In 2005, Carmagnola teamed up with a close friend, Steven Ritardi, to do something he’d always wanted to do: start his own firm.

“It might have had something to do with my family-business background,” he says. “I just wanted to create a model and pave my own way. It was a new challenge. It was really putting [into place] the missing puzzle piece. My wife played a significant role in that. She knew it had always been a dream of mine, and you know how dreams go: They can get sidetracked because you have so much else going on.”

 

When it’s time to relax, Carmagnola likes to spend time coaching soccer teams for his sons (ages 6 and 9) or fishing—either at the lake by his house or further afield, in places like Key West, Fla. or Montana.
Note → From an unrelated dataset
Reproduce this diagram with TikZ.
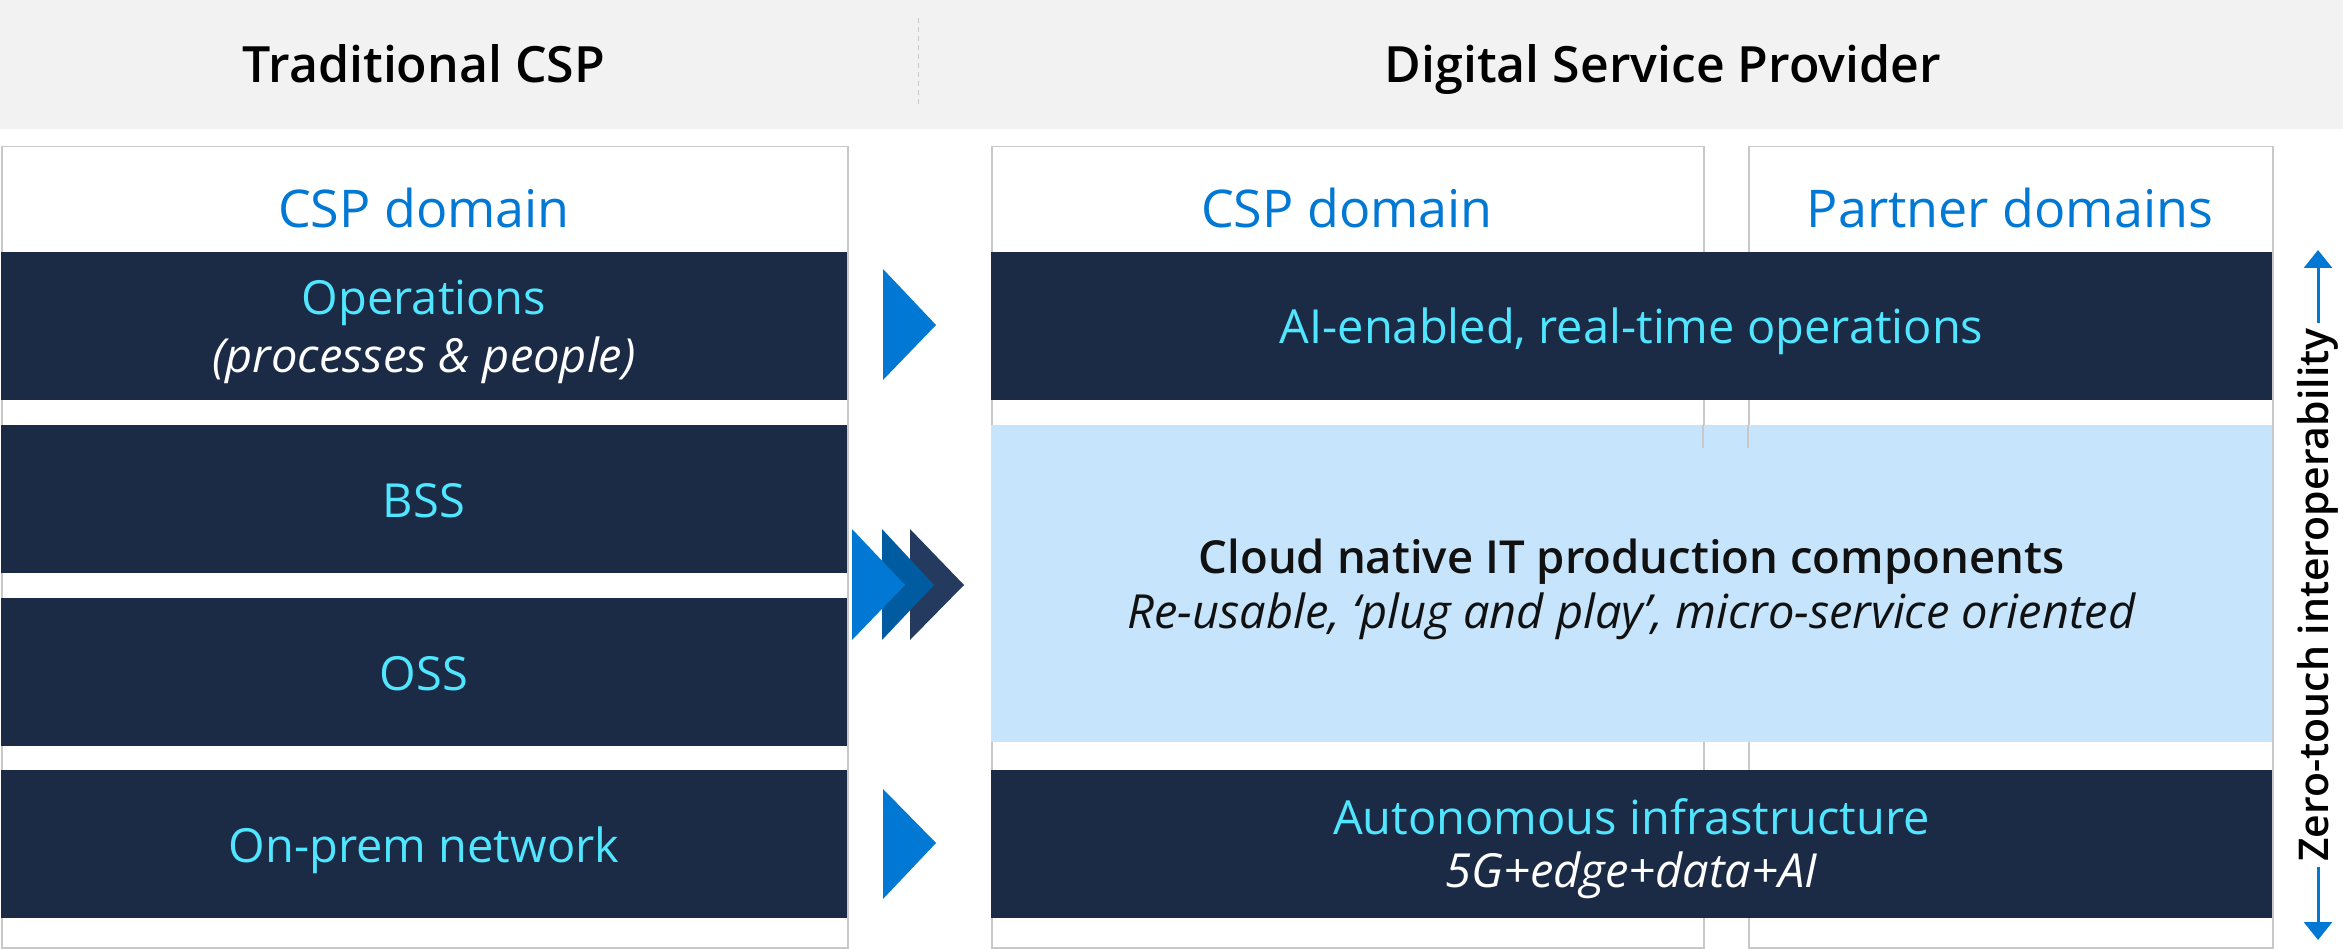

He once caught an estimated 90-pound tarpon with a fly rod.

Indoors, he still loves the kitchen. Once, early in his career, when he was helping at the restaurant, an administrative assistant he had just hired came in for pizza. She looked at her new boss tossing pizzas, hesitated, then asked, “Is there something you want to tell me about the practice?”

There wasn’t. But it’s not always as easy as Carmagnola makes it look. He is not one of those attorneys who will tell you trial work gets easier with time. “You don’t sleep,” he says. “The trouble is, no matter how well you prepare, no matter how thoroughly you prep your witnesses, no matter how many times your team looks at every angle, the human element mucks things up.”

He smiles as he remembers the time a wise opposing attorney “pulled a move on me.” While they were interviewing prospective jurors, one made it clear he was self-employed. He was plenty willing to serve, even though it would be a financial sacrifice. This was an opportunity the opposing attorney couldn’t resist. “Judge, why don’t we let this gentleman go home and provide for his family?”

“It was a good move,” says Carmagnola. “It taught me that the second you walk in the courtroom, the game is on.”